Another Step Toward North American Union?
Article audio sponsored by The John Birch Society

On December 9 Canada’s National Post reported that its government is working on a security and trade deal with the U.S. that would “create a perimeter around North America and allow people and goods to flow more freely across the border.”

Hailed as the “New Border Vision,” the treaty would include “new common-consumer-product regulations, a pre-clearance agreement for goods crossing the border to expedite waiting times, and the use of advanced technology to access biometric data for travelers at airports and land crossings,” reported the Post.

“The United States announced a similar deal with Mexico in March,” continued the report, a deal that included “moves to expedite travel and commerce such as secure transit lanes for pre-cleared rail and truck shipments, as well as passenger pre-clearance for individuals.”

According to the article, similar attempts at such an agreement have foundered in the past, most notably “the Security and Prosperity Partnership (SPP) agreement signed in 2005 by then prime minister Paul Martin, then U.S. president George W. Bush and then Mexican president Vicente Fox.”

However, a major investigative report by The New American magazine in 2007 demonstrates that this latest understated move is merely a continuation of the SPP process, and represents nothing less than a grand design to subvert the U.S. (along with Canada and Mexico) into a North American Union (NAU) mirroring the European Union (EU) governing that continent.

Colin Robertson, a senior research fellow with the Canadian Defence and Foreign Affairs Institute, argued that the latest agreement is nothing more than an attempt to free the flow of goods between his country and the U.S., as well as to improve security between the two countries, and that the effort was unlikely to lead to a “European Union-style” political and economic structure. “Economic union would mean a common currency and, over the last couple of years, it has been definitively proven that we are far better off with our own currency,” said Robertson.

While a common currency has certainly been one of the sticking points to a fully unified Europe, such an obstacle will not hinder the efforts of a cabal of determined internationalists working to “unify” North America. In fact, one of Robertson’s fellow citizens, Canadian economics professor Herbert G. Grubel, has stumped passionately for a single North American currency he calls the “Amero,” a proposal that American political scientist Robert Pastor (CFR) endorsed in his 2001 book Toward a North American Community, saying such a common currency is “in the best interests of all three countries.”

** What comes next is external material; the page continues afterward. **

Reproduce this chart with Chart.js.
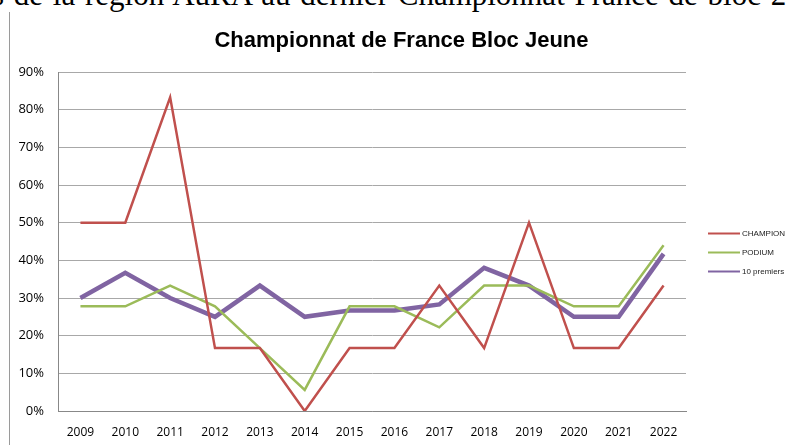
<!DOCTYPE html>
<html>
<head>
<meta charset="utf-8">
<script src="https://cdn.jsdelivr.net/npm/chart.js@4.4.0/dist/chart.umd.min.js"></script>
<style>
  html, body { margin: 0; padding: 0; background: #fff; }
  #wrap { position: relative; width: 787px; height: 445px; overflow: hidden; }
  #doc { position: absolute; left: -8px; top: -25px; white-space: nowrap; word-spacing: 2px;
         font-family: "Liberation Serif", "DejaVu Serif", serif; font-size: 31px; color: #000; line-height: 40px; }
  #margin { position: absolute; left: 9px; top: 12px; width: 1px; height: 433px; background: #9a9a9a; }
  #c { position: absolute; left: 0; top: 0; }
</style>
</head>
<body>
<div id="wrap">
  <div id="doc">s de la région AuRA au dernier Championnat France de bloc 2022</div>
  <div id="margin"></div>
  <canvas id="c" width="787" height="445"></canvas>
</div>
<script>
const categories = ["2009","2010","2011","2012","2013","2014","2015","2016","2017","2018","2019","2020","2021","2022"];
const champion   = [50, 50, 83.3, 16.7, 16.7, 0, 16.7, 16.7, 33.3, 16.7, 50, 16.7, 16.7, 33.3];
const podium     = [27.8, 27.8, 33.3, 27.8, 16.7, 5.6, 27.8, 27.8, 22.2, 33.3, 33.3, 27.8, 27.8, 44];
const dixPremiers = [30, 36.7, 30, 25, 33.3, 25, 26.7, 26.7, 28.3, 38, 33.3, 25, 25, 41.7];
const seriesNames = ["CHAMPION", "PODIUM", "10 premiers"];
const chartTitle = "Championnat de France Bloc Jeune";

const titlePlugin = {
  id: 'centerTitle',
  afterDraw(chart) {
    const ctx = chart.ctx;
    ctx.save();
    ctx.font = 'bold 22px "Liberation Sans", Arial, sans-serif';
    ctx.fillStyle = '#000';
    ctx.textAlign = 'center';
    ctx.textBaseline = 'alphabetic';
    ctx.fillText(chartTitle, chart.width / 2 + 8, 47);
    ctx.restore();
  }
};

const legendPlugin = {
  id: 'sideLegend',
  afterDraw(chart) {
    const ctx = chart.ctx;
    const ca = chart.chartArea;
    const x0 = ca.right + 22;
    const yMid = (ca.top + ca.bottom) / 2 + 11;
    const gap = 19;
    ctx.save();
    ctx.font = '8px "Liberation Sans", Arial, sans-serif';
    ctx.textBaseline = 'middle';
    chart.data.datasets.forEach((ds, i) => {
      const y = yMid + (i - 1) * gap;
      ctx.strokeStyle = ds.borderColor;
      ctx.lineWidth = 2;
      ctx.beginPath();
      ctx.moveTo(x0, y);
      ctx.lineTo(x0 + 32, y);
      ctx.stroke();
      ctx.fillStyle = '#222';
      ctx.fillText(ds.label, x0 + 34, y + 0.5);
    });
    ctx.restore();
  }
};

new Chart(document.getElementById('c'), {
  type: 'line',
  data: {
    labels: categories,
    datasets: [
      { label: seriesNames[0], data: champion, borderColor: '#C0504D', borderWidth: 2.5 },
      { label: seriesNames[1], data: podium, borderColor: '#9BBB59', borderWidth: 2.5 },
      { label: seriesNames[2], data: dixPremiers, borderColor: '#8064A2', borderWidth: 4.5 }
    ]
  },
  options: {
    responsive: false,
    animation: false,
    devicePixelRatio: 1,
    elements: { point: { radius: 0 }, line: { tension: 0, borderJoinStyle: 'miter' } },
    layout: { padding: { left: 0, right: 101, top: 72, bottom: 0 } },
    plugins: {
      legend: { display: false },
      tooltip: { enabled: false },
      title: { display: false }
    },
    scales: {
      x: {
        offset: true,
        grid: { display: false, drawTicks: false },
        border: { color: '#888', width: 1 },
        ticks: { color: '#000', padding: 14, font: { family: '"Open Sans", sans-serif', size: 12 }, maxRotation: 0, autoSkip: false },
        afterFit(s) { s.height = 34; }
      },
      y: {
        min: 0, max: 90,
        grid: { color: '#a8a8a8', drawTicks: false, lineWidth: 1 },
        border: { color: '#888', width: 1 },
        ticks: { stepSize: 10, color: '#000', padding: 14, font: { family: '"Open Sans", sans-serif', size: 13 }, callback: v => v + '%' },
        afterFit(s) { s.width = 58; }
      }
    }
  },
  plugins: [titlePlugin, legendPlugin]
});
</script>
</body>
</html>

Evidence compiled in The New American’s NAU “Merger in the Making” issue demonstrates that, with or without a common currency, a “European Union-style” political and economic structure is exactly what is in the works for the U.S. and its neighbors to the north and south. The process began with the implementation in 1993 of the North American Free Trade Agreement (NAFTA), a mechanism that veteran internationalist Henry Kissinger referred to as part of the “architecture of a new international system.”

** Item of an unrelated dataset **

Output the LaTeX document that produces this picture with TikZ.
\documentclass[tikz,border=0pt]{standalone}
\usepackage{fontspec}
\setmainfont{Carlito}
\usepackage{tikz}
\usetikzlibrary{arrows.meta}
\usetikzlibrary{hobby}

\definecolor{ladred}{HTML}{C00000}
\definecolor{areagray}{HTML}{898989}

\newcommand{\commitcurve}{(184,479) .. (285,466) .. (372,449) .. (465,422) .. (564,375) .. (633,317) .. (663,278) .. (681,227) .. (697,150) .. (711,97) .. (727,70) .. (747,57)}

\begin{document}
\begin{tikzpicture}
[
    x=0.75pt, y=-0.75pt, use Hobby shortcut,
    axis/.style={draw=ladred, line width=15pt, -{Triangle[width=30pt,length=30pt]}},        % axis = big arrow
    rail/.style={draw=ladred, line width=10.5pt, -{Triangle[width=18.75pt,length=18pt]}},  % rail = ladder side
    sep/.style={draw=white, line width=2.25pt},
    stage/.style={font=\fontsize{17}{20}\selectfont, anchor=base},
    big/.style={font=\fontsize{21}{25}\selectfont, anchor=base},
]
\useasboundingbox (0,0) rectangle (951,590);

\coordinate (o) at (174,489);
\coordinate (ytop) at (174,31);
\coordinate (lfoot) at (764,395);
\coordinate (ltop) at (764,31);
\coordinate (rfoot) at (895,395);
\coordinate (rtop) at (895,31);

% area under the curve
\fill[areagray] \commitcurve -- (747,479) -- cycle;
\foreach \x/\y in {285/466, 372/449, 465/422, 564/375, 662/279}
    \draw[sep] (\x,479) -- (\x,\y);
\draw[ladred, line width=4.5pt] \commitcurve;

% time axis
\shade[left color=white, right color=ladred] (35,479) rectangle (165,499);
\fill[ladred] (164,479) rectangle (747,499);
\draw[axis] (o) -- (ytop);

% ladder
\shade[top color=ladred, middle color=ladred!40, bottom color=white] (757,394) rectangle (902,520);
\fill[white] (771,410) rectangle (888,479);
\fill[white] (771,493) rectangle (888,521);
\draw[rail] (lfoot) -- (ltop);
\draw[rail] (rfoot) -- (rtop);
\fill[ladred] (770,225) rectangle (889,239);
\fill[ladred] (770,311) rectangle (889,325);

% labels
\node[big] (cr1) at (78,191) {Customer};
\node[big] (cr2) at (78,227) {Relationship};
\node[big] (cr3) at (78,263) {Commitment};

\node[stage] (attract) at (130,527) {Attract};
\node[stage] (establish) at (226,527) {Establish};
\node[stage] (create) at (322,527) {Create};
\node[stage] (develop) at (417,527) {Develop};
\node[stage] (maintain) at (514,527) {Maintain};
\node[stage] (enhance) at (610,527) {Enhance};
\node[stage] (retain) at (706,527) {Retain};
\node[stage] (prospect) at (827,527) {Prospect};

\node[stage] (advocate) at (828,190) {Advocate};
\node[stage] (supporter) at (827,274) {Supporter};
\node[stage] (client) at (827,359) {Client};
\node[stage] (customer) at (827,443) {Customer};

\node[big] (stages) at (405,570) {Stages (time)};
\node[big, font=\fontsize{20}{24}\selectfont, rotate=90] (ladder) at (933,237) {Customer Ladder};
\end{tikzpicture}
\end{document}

In fact, when President Clinton signed the U.S. on to NAFTA, he explained that one of the objectives of the agreement was to “establish a framework for further trilateral, regional, and multilateral cooperation” between the three nations.

True to warnings from such organizations as The John Birch Society that NAFTA was merely the first step toward integrating the U.S. into a regional North American governmental structure similar to the EU, in March 2005 an “Independent Task Force” of the Council on Foreign Relations (CFR) proposed the creation, by 2010, “of a community to enhance security, prosperity, and opportunity for all North Americans….” The CFR task force explained that the borders of this new mechanism “would be defined by a common external tariff and an outer security perimeter”—which sounds eerily like the definition of a common national border.

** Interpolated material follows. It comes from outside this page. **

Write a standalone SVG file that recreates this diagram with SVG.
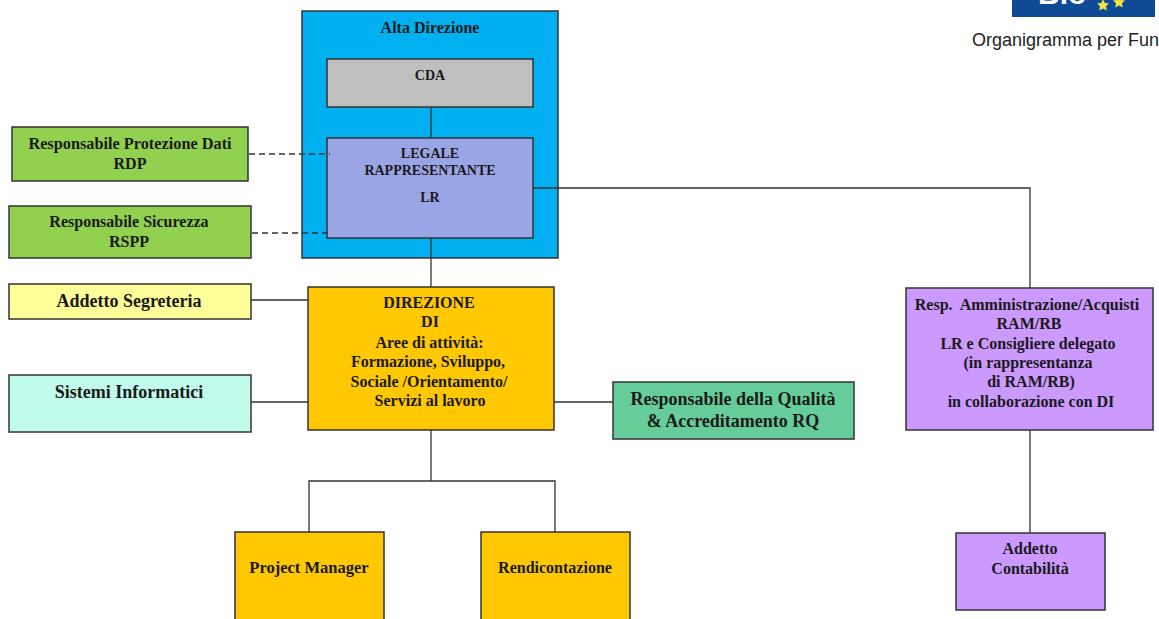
<svg xmlns="http://www.w3.org/2000/svg" width="1159" height="619" viewBox="0 0 1159 619">
<style>
.b{stroke:#333;stroke-width:1.5}
.t{font-family:"Liberation Serif",serif;font-weight:bold;font-size:16px;fill:#1a1a1a;text-anchor:middle}
.s{font-size:14px}
.l{font-size:18px}
.c{fill:none;stroke:#333;stroke-width:1.3}
.d{stroke-dasharray:6 4}
</style>
<rect width="1159" height="619" fill="#fff"/>
<g id="logo"><path d="M1012 0V17H1155V0Z" fill="#0f4a96"/><text x="1038" y="4" style="font-family:'Liberation Sans',sans-serif;font-weight:bold;font-size:30px;fill:#fff">Bio</text><path d="M1103 -1L1104.800 3L1109 3.500L1106 6.300L1106.800 10.500L1103 8.400L1099.200 10.500L1100 6.300L1097 3.500L1101.200 3ZM1119 -4L1120.800 0L1125 .5L1122 3.300L1122.800 7.500L1119 5.400L1115.200 7.500L1116 3.300L1113 .5L1117.200 0Z" fill="#f2e33c"/></g>
<text x="972" y="46" style="font-family:'Liberation Sans',sans-serif;font-size:18px;fill:#222">Organigramma per Fun</text>
<g id="alta"><rect class="b" x="302" y="11" width="256" height="247" fill="#00b0f0"/><text class="t" x="430" y="33">Alta Direzione</text></g>
<g id="connectors">
<path class="c" d="M431 107V138M431 238V287M533 188H1030V288M1030 430V533M251 300H308M251 402H308M554 402H613M431 430V481M309 532V481H555V532"/>
</g>
<g id="cda"><rect class="b" x="327" y="59" width="206" height="48" fill="#bfbfbf"/><text class="t s" x="430" y="80">CDA</text></g>
<g id="lr"><rect class="b" x="327" y="138" width="206" height="100" fill="#9aa5e6"/><text class="t s" x="430" y="158">LEGALE</text><text class="t s" x="430" y="175">RAPPRESENTANTE</text><text class="t s" x="430" y="202">LR</text></g>
<g id="dashes"><path class="c d" d="M249 154H330M252 233H330"/></g>
<g id="rdp"><rect class="b" x="12" y="127" width="236" height="54" fill="#92d050"/><text class="t" x="130" y="149" style="font-size:16.300px">Responsabile Protezione Dati</text><text class="t" x="130" y="169">RDP</text></g>
<g id="rspp"><rect class="b" x="9" y="206" width="242" height="52" fill="#92d050"/><text class="t" x="129" y="227">Responsabile Sicurezza</text><text class="t" x="129" y="247">RSPP</text></g>
<g id="seg"><rect class="b" x="9" y="284" width="242" height="35" fill="#ffff99"/><text class="t l" x="129" y="307">Addetto Segreteria</text></g>
<g id="si"><rect class="b" x="9" y="375" width="242" height="57" fill="#c1fbeb"/><text class="t l" x="129" y="398">Sistemi Informatici</text></g>
<g id="di"><rect class="b" x="308" y="287" width="246" height="143" fill="#ffc800"/><text class="t" x="429" y="308">DIREZIONE</text><text class="t" x="430" y="327">DI</text><text class="t" x="429.500" y="348">Aree di attività:</text><text class="t" x="428" y="367">Formazione, Sviluppo,</text><text class="t" x="429" y="387">Sociale /Orientamento/</text><text class="t" x="430" y="406">Servizi al lavoro</text></g>
<g id="rq"><rect class="b" x="613" y="382" width="241" height="57" fill="#66cc99"/><text class="t l" x="733" y="405">Responsabile della Qualità</text><text class="t l" x="733" y="427">&amp; Accreditamento RQ</text></g>
<g id="ram"><rect class="b" x="906" y="288" width="247" height="142" fill="#cc99ff"/><text class="t" x="1027" y="310">Resp.&#160; Amministrazione/Acquisti</text><text class="t" x="1029" y="329">RAM/RB</text><text class="t" x="1028" y="349">LR e Consigliere delegato</text><text class="t" x="1028" y="368">(in rappresentanza</text><text class="t" x="1031" y="387">di RAM/RB)</text><text class="t" x="1031" y="407">in collaborazione con DI</text></g>
<g id="pm"><rect class="b" x="235" y="532" width="149" height="90" fill="#ffc800"/><text class="t" x="309" y="573" style="font-size:16.500px">Project Manager</text></g>
<g id="rend"><rect class="b" x="481" y="532" width="149" height="90" fill="#ffc800"/><text class="t" x="555" y="573">Rendicontazione</text></g>
<g id="cont"><rect class="b" x="956" y="533" width="149" height="77" fill="#cc99ff"/><text class="t" x="1030" y="554">Addetto</text><text class="t" x="1030" y="574">Contabilità</text></g>
</svg>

Nine days later, President George Bush joined Mexico’s President Vicente Fox and Canada’s Prime Minister Paul Martin to launch the Security and Prosperity Partnership of North America (SPP), which, in a joint statement, the trio declared would “help consolidate our action into a North American framework to confront security and economic challenges.”

Mr. Bush went on to say that the overall vision of the SPP entailed a “commitment to markets and democracy, transparency, rule of law”— rhetoric that clearly points to a commitment to a regional NAU-style government.

Two months later, in May 2005, the CFR’s Independent Task Force on North America re-stated its proposal for the establishment, by 2010, of “a North American economic and security community, the boundaries of which would be defined by a common external tariff and an outer security perimeter” — the very perimeter with which, the National Post reported, Canada and the U.S. are quietly, almost secretly, moving ahead.

As John F. McManus, President of The John Birch Society, said in 2007, “The Security and Prosperity Partnership is setting the stage for uniting the three nations of North America into a North American Union that will parallel for the West what the EU has done to Europe.”

Regardless of efforts by internationalist architects to spin it as in the best interest of all concerned, the SPP/NAU model stands in opposition to the unequaled system of ordered liberty upon which the United States of America was founded. The American Policy Center’s Tom DeWeese, who with Mr. McManus helped to found the Coalition to Block the North American Union, warned, “If you believe the United States is the most unique nation on earth, with a government designed to protect your natural liberties, an economic system unlike any other, and a judicial system unknown to any other nation, then a North American Union is a threat to all you hold dear.”